My Turn: If not now, when do we address guns?


Wednesday, December 06, 2017

The Oct. 1 murders by retiree Stephen Paddock in Las Vegas have crippled South Carolina Republican Jeff Duncan’s “Hearing Protection Act,” now wending through Congress. Silencers, endorsed by the NRA, Duncan says, “Would have prevented my hearing loss.” That’s as if Duncan said, “Something must be done to improve these cigarettes because the smoke is killing me.” Such is the mischief of those serving us in Congress.

Republicans have been quick to say this isn’t a time for politics, but a time for grieving. But is it not the moment to act to prevent such cause of grieving?

In 1981, President Reagan was shot and his press secretary James Brady wounded and paralyzed, leading to enactment of the Brady Law requiring background checks of persons buying guns. But 18 years later, the National Rifle Association has succeeded in gutting that law.

Full disclosure: While I am not a hunter, I fully support hunting. I came of age in a family of small game hunters in Indiana, helped my uncles dress game and enjoyed the feast. My grandfather was a storyteller, with the hunt one of his favorite topics. I always allowed hunters access to the 125-acre woodlot of my farm.

In the Army, I was familiarized with all manner of military-style weapons. I believe their private ownership for any purpose should be unlawful. Possession of a whole range of exotic weapons and ammunition, not appropriately related to hunting, such as the legally purchased incendiary ammunition Paddock had in his hotel suite, should be criminalized. Custody of such materials can only mean the bearer means to do harm.

In the past 20 years, the NRA has donated $3.55 million to members of Congress. In a recent year, 293 recipients were Republicans, 14 were Democrats, suggesting a bias on gun issues based on party affiliation. But mass murder of concertgoers or children in school barely stirs the air around lawmakers of either party. Beyond this wholesale purchase of influence, the NRA exercises an even more powerful sway in its championing of candidates who will serve organization interests when they reach office.
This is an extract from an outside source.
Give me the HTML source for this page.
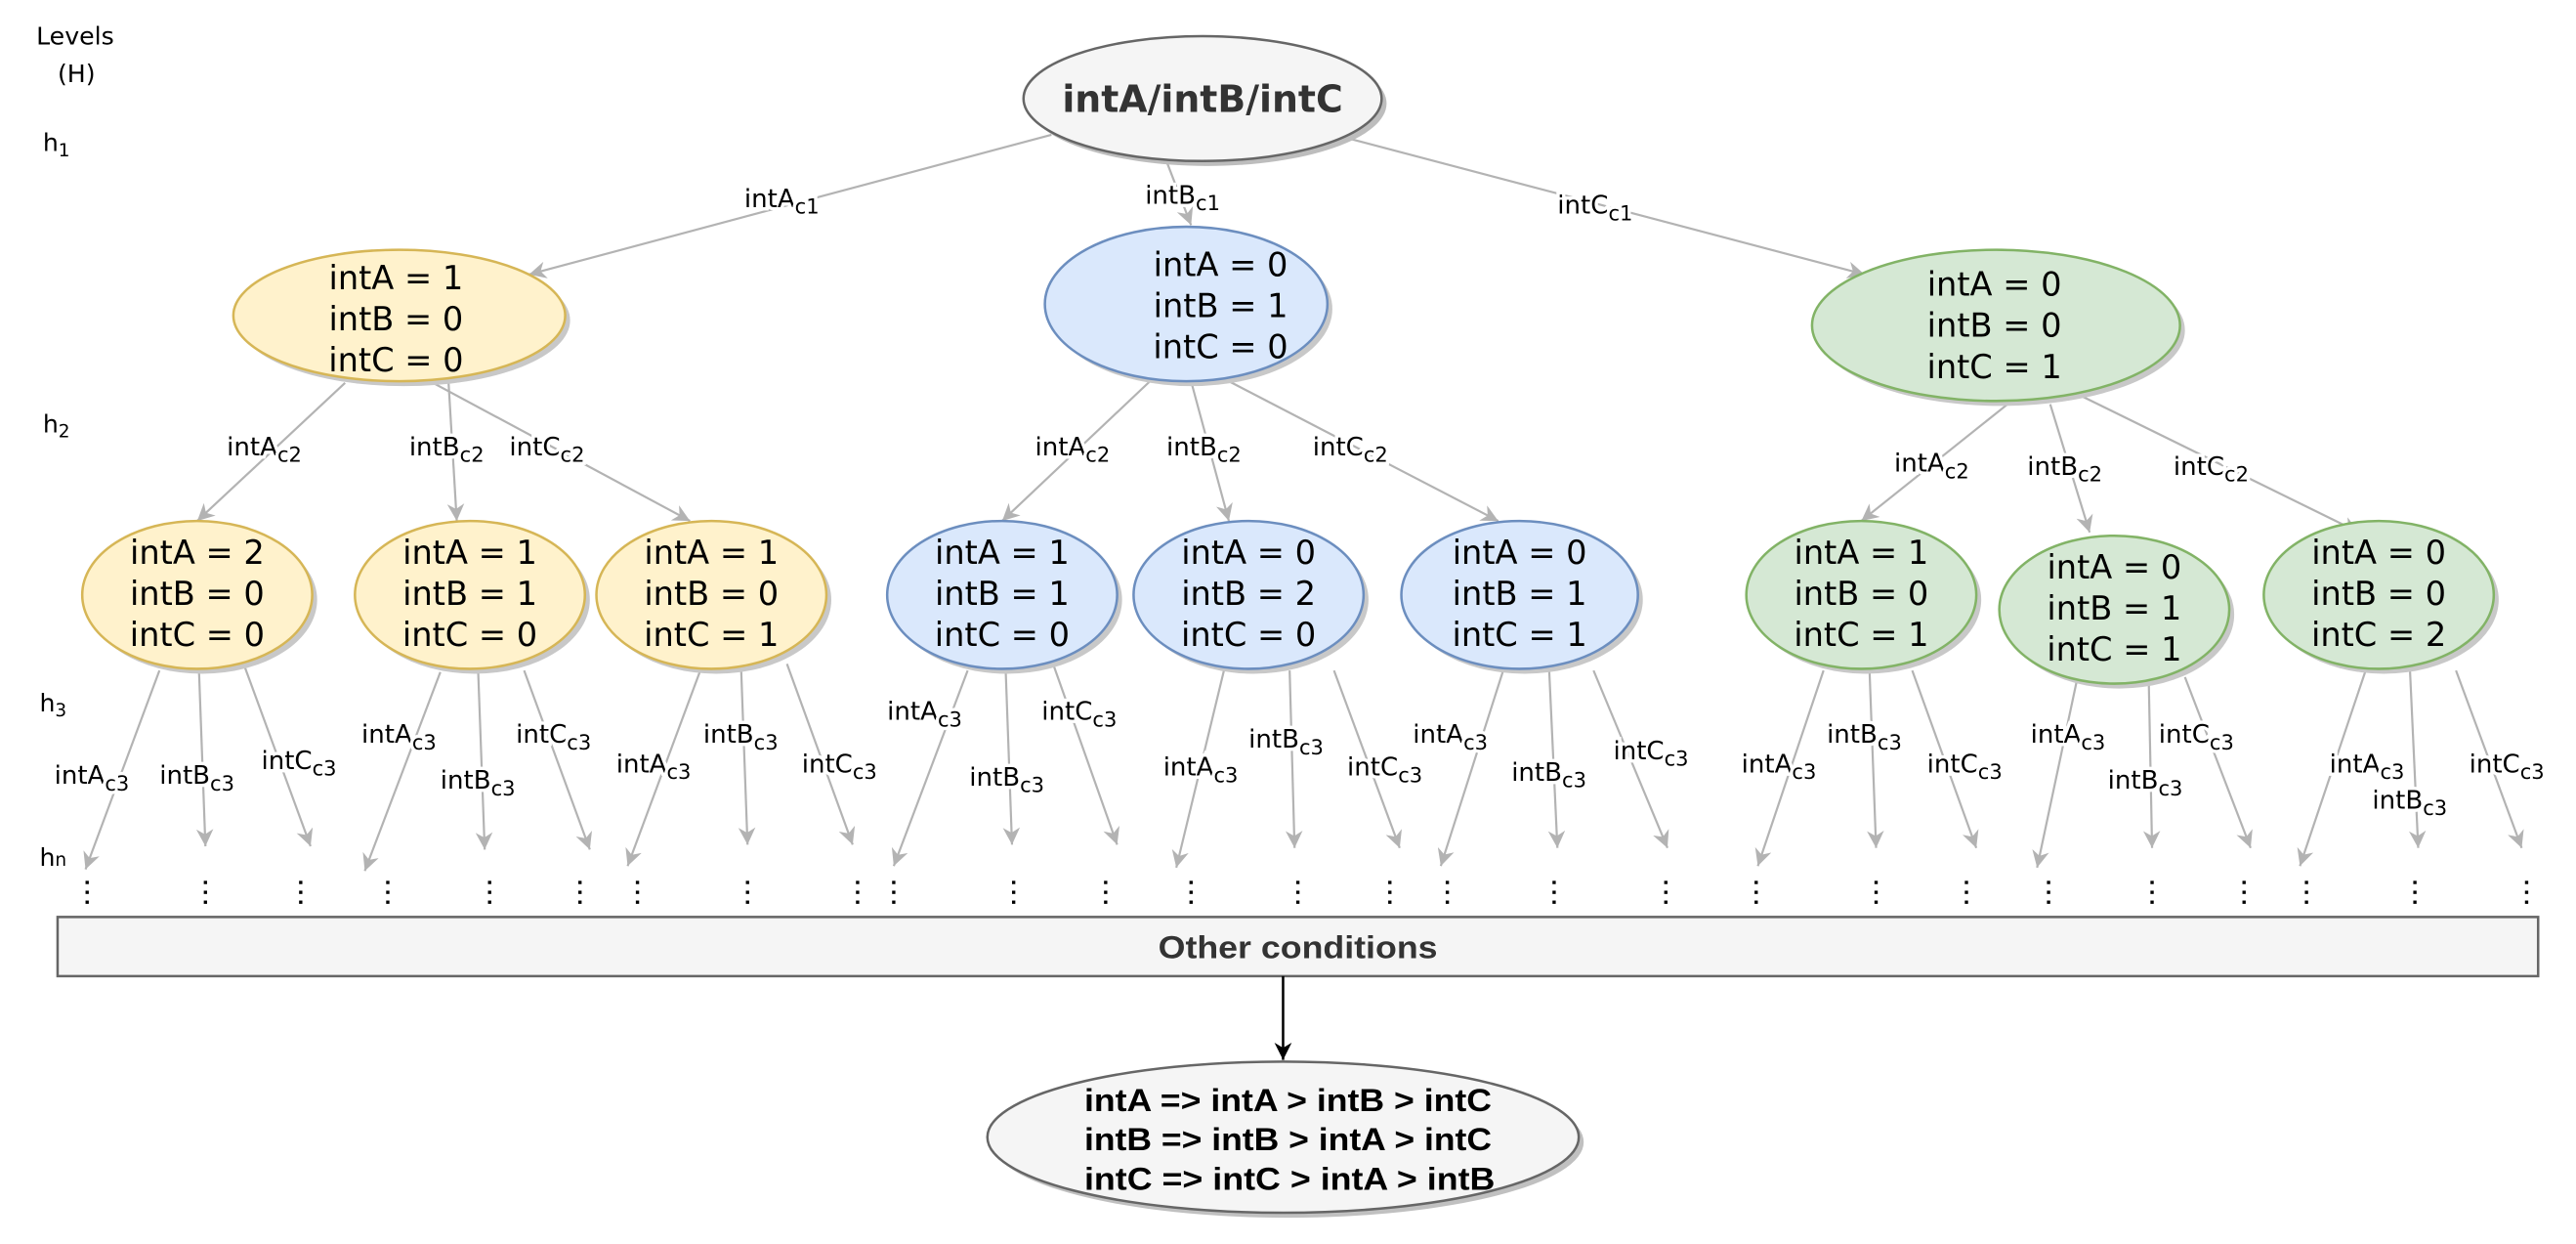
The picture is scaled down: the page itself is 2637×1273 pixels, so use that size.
<!DOCTYPE html>
<html><head><meta charset="utf-8"><style>
html,body{margin:0;padding:0;background:#fff;}
svg{display:block;}
.n{font-family:"DejaVu Sans",sans-serif;font-size:20px;fill:#000;}
.l{font-family:"DejaVu Sans",sans-serif;font-size:15.5px;fill:#000;paint-order:stroke;stroke:#fff;stroke-width:4px;}
.lv{font-family:"DejaVu Sans",sans-serif;font-size:15px;fill:#000;}
.e{stroke:#b3b3b3;stroke-width:1.3;fill:none;marker-end:url(#a);}
.d{font-family:"Liberation Sans",sans-serif;font-size:19px;font-weight:bold;fill:#000;}
</style></head><body>
<svg width="2637" height="1273" viewBox="0 0 1568 757" xmlns="http://www.w3.org/2000/svg">
<defs>
<marker id="a" viewBox="0 0 10 10" refX="10" refY="5" markerWidth="8" markerHeight="8" orient="auto"><path d="M0,0 L10,5 L0,10 L3,5z" fill="#b3b3b3"/></marker>
<marker id="b" viewBox="0 0 10 10" refX="10" refY="5" markerWidth="7" markerHeight="7" orient="auto"><path d="M0,0 L10,5 L0,10 L3,5z" fill="#000"/></marker>
<g id="dt"><rect x="-1" y="536" width="2" height="2"/><rect x="-1" y="542" width="2" height="2"/><rect x="-1" y="548" width="2" height="2"/></g>
</defs>
<!-- levels -->
<text class="lv" x="22" y="27">Levels</text>
<text class="lv" x="35" y="50">(H)</text>
<text class="lv" x="26" y="92">h<tspan font-size="11" dy="3">1</tspan></text>
<text class="lv" x="26" y="263">h<tspan font-size="11" dy="3">2</tspan></text>
<text class="lv" x="24" y="433">h<tspan font-size="11" dy="3">3</tspan></text>
<text class="lv" x="24" y="527">h<tspan font-size="11">n</tspan></text>

<!-- edges level1 -->
<line class="e" x1="640" y1="82" x2="322" y2="167"/>
<line class="e" x1="710" y1="98" x2="725" y2="137"/>
<line class="e" x1="820" y1="84" x2="1135" y2="167"/>
<!-- level2 edges -->
<line class="e" x1="210" y1="233" x2="120" y2="317"/>
<line class="e" x1="273" y1="233" x2="278" y2="317"/>
<line class="e" x1="258" y1="230" x2="420" y2="317"/>
<line class="e" x1="700" y1="232" x2="610" y2="317"/>
<line class="e" x1="725" y1="232" x2="748" y2="317"/>
<line class="e" x1="748" y1="232" x2="912" y2="317"/>
<line class="e" x1="1222" y1="246" x2="1133" y2="317"/>
<line class="e" x1="1248" y1="246" x2="1272" y2="324"/>
<line class="e" x1="1265" y1="240" x2="1436" y2="324"/>
<!-- level3 edges -->
<g>
<line class="e" x1="97" y1="408" x2="52" y2="529"/><line class="e" x1="121" y1="406" x2="125" y2="515"/><line class="e" x1="149" y1="406" x2="189" y2="515"/>
<line class="e" x1="268" y1="409" x2="222" y2="530"/><line class="e" x1="291" y1="408" x2="295" y2="517"/><line class="e" x1="319" y1="408" x2="359" y2="517"/>
<line class="e" x1="427" y1="406" x2="382" y2="527"/><line class="e" x1="451" y1="404" x2="455" y2="514"/><line class="e" x1="479" y1="404" x2="519" y2="514"/>
<line class="e" x1="589" y1="408" x2="544" y2="527"/><line class="e" x1="612" y1="404" x2="616" y2="514"/><line class="e" x1="641" y1="404" x2="680" y2="514"/>
<line class="e" x1="745" y1="408" x2="716" y2="528"/><line class="e" x1="785" y1="408" x2="788" y2="516"/><line class="e" x1="812" y1="408" x2="852" y2="516"/>
<line class="e" x1="915" y1="408" x2="877" y2="527"/><line class="e" x1="943" y1="408" x2="948" y2="516"/><line class="e" x1="970" y1="408" x2="1015" y2="516"/>
<line class="e" x1="1110" y1="408" x2="1070" y2="527"/><line class="e" x1="1138" y1="408" x2="1142" y2="516"/><line class="e" x1="1164" y1="408" x2="1203" y2="516"/>
<line class="e" x1="1264" y1="415" x2="1240" y2="528"/><line class="e" x1="1308" y1="415" x2="1310" y2="516"/><line class="e" x1="1330" y1="412" x2="1370" y2="516"/>
<line class="e" x1="1440" y1="408" x2="1400" y2="527"/><line class="e" x1="1467" y1="408" x2="1472" y2="516"/><line class="e" x1="1495" y1="408" x2="1535" y2="516"/>
</g>

<!-- edge labels -->
<g class="l">
<text x="453" y="126">intA<tspan font-size="12.5" dy="4">c1</tspan></text>
<text x="697" y="124">intB<tspan font-size="12.5" dy="4">c1</tspan></text>
<text x="948" y="130">intC<tspan font-size="12.5" dy="4">c1</tspan></text>
<text x="138" y="277">intA<tspan font-size="12.5" dy="4">c2</tspan></text>
<text x="249" y="277">intB<tspan font-size="12.5" dy="4">c2</tspan></text>
<text x="310" y="277">intC<tspan font-size="12.5" dy="4">c2</tspan></text>
<text x="630" y="277">intA<tspan font-size="12.5" dy="4">c2</tspan></text>
<text x="710" y="277">intB<tspan font-size="12.5" dy="4">c2</tspan></text>
<text x="799" y="277">intC<tspan font-size="12.5" dy="4">c2</tspan></text>
<text x="1153" y="287">intA<tspan font-size="12.5" dy="4">c2</tspan></text>
<text x="1234" y="289">intB<tspan font-size="12.5" dy="4">c2</tspan></text>
<text x="1323" y="289">intC<tspan font-size="12.5" dy="4">c2</tspan></text>

<text x="33" y="477">intA<tspan font-size="12.5" dy="4">c3</tspan></text>
<text x="97" y="477">intB<tspan font-size="12.5" dy="4">c3</tspan></text>
<text x="159" y="468">intC<tspan font-size="12.5" dy="4">c3</tspan></text>
<text x="220" y="452">intA<tspan font-size="12.5" dy="4">c3</tspan></text>
<text x="268" y="480">intB<tspan font-size="12.5" dy="4">c3</tspan></text>
<text x="314" y="452">intC<tspan font-size="12.5" dy="4">c3</tspan></text>
<text x="375" y="470">intA<tspan font-size="12.5" dy="4">c3</tspan></text>
<text x="428" y="452">intB<tspan font-size="12.5" dy="4">c3</tspan></text>
<text x="488" y="470">intC<tspan font-size="12.5" dy="4">c3</tspan></text>
<text x="540" y="438">intA<tspan font-size="12.5" dy="4">c3</tspan></text>
<text x="590" y="478">intB<tspan font-size="12.5" dy="4">c3</tspan></text>
<text x="634" y="438">intC<tspan font-size="12.5" dy="4">c3</tspan></text>
<text x="708" y="472">intA<tspan font-size="12.5" dy="4">c3</tspan></text>
<text x="760" y="455">intB<tspan font-size="12.5" dy="4">c3</tspan></text>
<text x="820" y="472">intC<tspan font-size="12.5" dy="4">c3</tspan></text>
<text x="860" y="452">intA<tspan font-size="12.5" dy="4">c3</tspan></text>
<text x="920" y="475">intB<tspan font-size="12.5" dy="4">c3</tspan></text>
<text x="982" y="462">intC<tspan font-size="12.5" dy="4">c3</tspan></text>
<text x="1060" y="470">intA<tspan font-size="12.5" dy="4">c3</tspan></text>
<text x="1112" y="452">intB<tspan font-size="12.5" dy="4">c3</tspan></text>
<text x="1173" y="470">intC<tspan font-size="12.5" dy="4">c3</tspan></text>
<text x="1236" y="452">intA<tspan font-size="12.5" dy="4">c3</tspan></text>
<text x="1283" y="480">intB<tspan font-size="12.5" dy="4">c3</tspan></text>
<text x="1314" y="452">intC<tspan font-size="12.5" dy="4">c3</tspan></text>
<text x="1418" y="470">intA<tspan font-size="12.5" dy="4">c3</tspan></text>
<text x="1444" y="492">intB<tspan font-size="12.5" dy="4">c3</tspan></text>
<text x="1503" y="470">intC<tspan font-size="12.5" dy="4">c3</tspan></text>
</g>

<!-- root -->
<ellipse cx="735" cy="63" rx="109" ry="38" fill="#bdbdbd"/>
<ellipse cx="732" cy="60" rx="109" ry="38" fill="#f5f5f5" stroke="#666" stroke-width="1.5"/>
<text x="732" y="68" text-anchor="middle" font-family="DejaVu Sans, sans-serif" font-size="22.5" font-weight="bold" fill="#333">intA/intB/intC</text>

<!-- level2 nodes -->
<g>
<ellipse cx="246" cy="195" rx="101" ry="40" fill="#c8c8c8"/>
<ellipse cx="243" cy="192" rx="101" ry="40" fill="#fff2cc" stroke="#d6b656" stroke-width="1.5"/>
<text class="n" text-anchor="middle"><tspan x="241" y="176">intA = 1</tspan><tspan x="241" y="201">intB = 0</tspan><tspan x="241" y="226">intC = 0</tspan></text>
<ellipse cx="725" cy="188" rx="86" ry="47" fill="#c8c8c8"/>
<ellipse cx="722" cy="185" rx="86" ry="47" fill="#dae8fc" stroke="#6c8ebf" stroke-width="1.5"/>
<text class="n" text-anchor="middle"><tspan x="743" y="168">intA = 0</tspan><tspan x="743" y="193">intB = 1</tspan><tspan x="743" y="218">intC = 0</tspan></text>
<ellipse cx="1218" cy="201" rx="112" ry="46" fill="#c8c8c8"/>
<ellipse cx="1215" cy="198" rx="112" ry="46" fill="#d5e8d4" stroke="#82b366" stroke-width="1.5"/>
<text class="n" text-anchor="middle"><tspan x="1214" y="180">intA = 0</tspan><tspan x="1214" y="205">intB = 0</tspan><tspan x="1214" y="230">intC = 1</tspan></text>
</g>

<!-- level3 nodes -->
<g>
<ellipse cx="123" cy="365" rx="70" ry="45" fill="#c8c8c8"/><ellipse cx="120" cy="362" rx="70" ry="45" fill="#fff2cc" stroke="#d6b656" stroke-width="1.5"/>
<text class="n" text-anchor="middle"><tspan x="120" y="343">intA = 2</tspan><tspan x="120" y="368">intB = 0</tspan><tspan x="120" y="393">intC = 0</tspan></text>
<ellipse cx="289" cy="365" rx="70" ry="45" fill="#c8c8c8"/><ellipse cx="286" cy="362" rx="70" ry="45" fill="#fff2cc" stroke="#d6b656" stroke-width="1.5"/>
<text class="n" text-anchor="middle"><tspan x="286" y="343">intA = 1</tspan><tspan x="286" y="368">intB = 1</tspan><tspan x="286" y="393">intC = 0</tspan></text>
<ellipse cx="436" cy="365" rx="70" ry="45" fill="#c8c8c8"/><ellipse cx="433" cy="362" rx="70" ry="45" fill="#fff2cc" stroke="#d6b656" stroke-width="1.5"/>
<text class="n" text-anchor="middle"><tspan x="433" y="343">intA = 1</tspan><tspan x="433" y="368">intB = 0</tspan><tspan x="433" y="393">intC = 1</tspan></text>

<ellipse cx="613" cy="365" rx="70" ry="45" fill="#c8c8c8"/><ellipse cx="610" cy="362" rx="70" ry="45" fill="#dae8fc" stroke="#6c8ebf" stroke-width="1.5"/>
<text class="n" text-anchor="middle"><tspan x="610" y="343">intA = 1</tspan><tspan x="610" y="368">intB = 1</tspan><tspan x="610" y="393">intC = 0</tspan></text>
<ellipse cx="763" cy="365" rx="70" ry="45" fill="#c8c8c8"/><ellipse cx="760" cy="362" rx="70" ry="45" fill="#dae8fc" stroke="#6c8ebf" stroke-width="1.5"/>
<text class="n" text-anchor="middle"><tspan x="760" y="343">intA = 0</tspan><tspan x="760" y="368">intB = 2</tspan><tspan x="760" y="393">intC = 0</tspan></text>
<ellipse cx="928" cy="365" rx="72" ry="45" fill="#c8c8c8"/><ellipse cx="925" cy="362" rx="72" ry="45" fill="#dae8fc" stroke="#6c8ebf" stroke-width="1.5"/>
<text class="n" text-anchor="middle"><tspan x="925" y="343">intA = 0</tspan><tspan x="925" y="368">intB = 1</tspan><tspan x="925" y="393">intC = 1</tspan></text>

<ellipse cx="1136" cy="365" rx="70" ry="45" fill="#c8c8c8"/><ellipse cx="1133" cy="362" rx="70" ry="45" fill="#d5e8d4" stroke="#82b366" stroke-width="1.5"/>
<text class="n" text-anchor="middle"><tspan x="1133" y="343">intA = 1</tspan><tspan x="1133" y="368">intB = 0</tspan><tspan x="1133" y="393">intC = 1</tspan></text>
<ellipse cx="1290" cy="374" rx="70" ry="45" fill="#c8c8c8"/><ellipse cx="1287" cy="371" rx="70" ry="45" fill="#d5e8d4" stroke="#82b366" stroke-width="1.5"/>
<text class="n" text-anchor="middle"><tspan x="1287" y="352">intA = 0</tspan><tspan x="1287" y="377">intB = 1</tspan><tspan x="1287" y="402">intC = 1</tspan></text>
<ellipse cx="1451" cy="365" rx="70" ry="45" fill="#c8c8c8"/><ellipse cx="1448" cy="362" rx="70" ry="45" fill="#d5e8d4" stroke="#82b366" stroke-width="1.5"/>
<text class="n" text-anchor="middle"><tspan x="1448" y="343">intA = 0</tspan><tspan x="1448" y="368">intB = 0</tspan><tspan x="1448" y="393">intC = 2</tspan></text>
</g>

<!-- dots -->
<g fill="#000">
<use href="#dt" x="53"/><use href="#dt" x="125"/><use href="#dt" x="183"/><use href="#dt" x="236"/><use href="#dt" x="298"/><use href="#dt" x="353"/><use href="#dt" x="388"/><use href="#dt" x="455"/><use href="#dt" x="522"/><use href="#dt" x="544"/><use href="#dt" x="617"/><use href="#dt" x="673"/><use href="#dt" x="725"/><use href="#dt" x="790"/><use href="#dt" x="846"/><use href="#dt" x="881"/><use href="#dt" x="946"/><use href="#dt" x="1014"/><use href="#dt" x="1069"/><use href="#dt" x="1142"/><use href="#dt" x="1197"/><use href="#dt" x="1247"/><use href="#dt" x="1310"/><use href="#dt" x="1366"/><use href="#dt" x="1404"/><use href="#dt" x="1470"/><use href="#dt" x="1538"/>
</g>

<!-- other conditions -->
<rect x="35" y="558" width="1510" height="36" fill="#f5f5f5" stroke="#666" stroke-width="1.5"/>
<text x="705" y="583" textLength="170" lengthAdjust="spacingAndGlyphs" font-family="Liberation Sans, sans-serif" font-size="19" font-weight="bold" fill="#333">Other conditions</text>
<line x1="781" y1="594" x2="781" y2="645" stroke="#000" stroke-width="1.5" marker-end="url(#b)"/>

<!-- bottom -->
<ellipse cx="784" cy="695" rx="180" ry="46" fill="#c0c0c0"/>
<ellipse cx="781" cy="692" rx="180" ry="46" fill="#f5f5f5" stroke="#666" stroke-width="1.5"/>
<text class="d"><tspan x="660" y="676" textLength="248" lengthAdjust="spacingAndGlyphs">intA =&gt; intA &gt; intB &gt; intC</tspan></text>
<text class="d"><tspan x="660" y="700" textLength="248" lengthAdjust="spacingAndGlyphs">intB =&gt; intB &gt; intA &gt; intC</tspan></text>
<text class="d"><tspan x="660" y="724" textLength="250" lengthAdjust="spacingAndGlyphs">intC =&gt; intC &gt; intA &gt; intB</tspan></text>
</svg>
</body></html>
In 1939, the Supreme Court heard a challenge to the National Firearms Act of 1934, which required certain types of firearms be registered and taxed. The effort was a response to Prohibition-sponsored violence and was directed at weapons used by gangs. The justices’ decision failed to resolve rival interpretations of the 2nd Amendment to our Constitution.

In 1975, in order to reduce rampant violence in Washington, the D.C. City Council banned residents’ ownership of handguns and automatic weapons. In Heller v. District of Columbia, 2008, in a 5 to 4 decision on clear lines of party affiliation, the justices ruled the 2nd Amendment is not a collective right for militias, but an individual right for people to possess firearms —  by extension those of the Las Vegas shooter to possess 47 and bring most of them to his hotel room to subsequently murder 58. The court focused on people having guns available for self-defense.

Five judges, all appointed by Republican presidents, based their decision on what is termed “originalism,” that is, their interpretation of what the authors of the Constitution meant in their 2nd Amendment wording. No concept could be more subjective. In their rulings — strictly following their party association — these Supreme Court judges nearly always interpret words to serve those political party interests. In this matter, Republicans broadly support gun possession while Democrats do not. With good reason some of our Founding Fathers deeply feared the narrow views and gridlock that this republic would endure if political parties emerged.

Here is the reason these five justices got their interpretive argument wrong. While legal scholars conclude there is a common law understanding that individuals have the right to possess guns for reasonable purposes, the justices’ interpretation of the word “militias” ignored the basis for its appearance in the 2nd Amendment.

The first was that then rebel army Commander-in-Chief George Washington’s military recruitment depended on militias raised in the 13 colonies. In passing, we must also understand that the late 18th Century was a time when empire-competing European powers of Spain, France and Britain were interested in, and able to extend, their colonial reach here.

The second reason for adding the militia provision — a demand made by southern colonies before they would ratify the Constitution as it had been written — was that these colonies required militias to defend against frequent slave rebellions. Of course, slavery and the decided wealth it was creating for this country is nowhere mentioned in our Constitution.

Americas’ vast and unparalleled gun culture arises from yet another shameful history, our almost immediate imperial advance into the West, one that soon crossed the continent and crushed the first American tribes in settler’s path. When the victims defended their ancestral land, the newcomers needed guns for self-defense.

Charlemont resident Carl Doerner is a historian and author.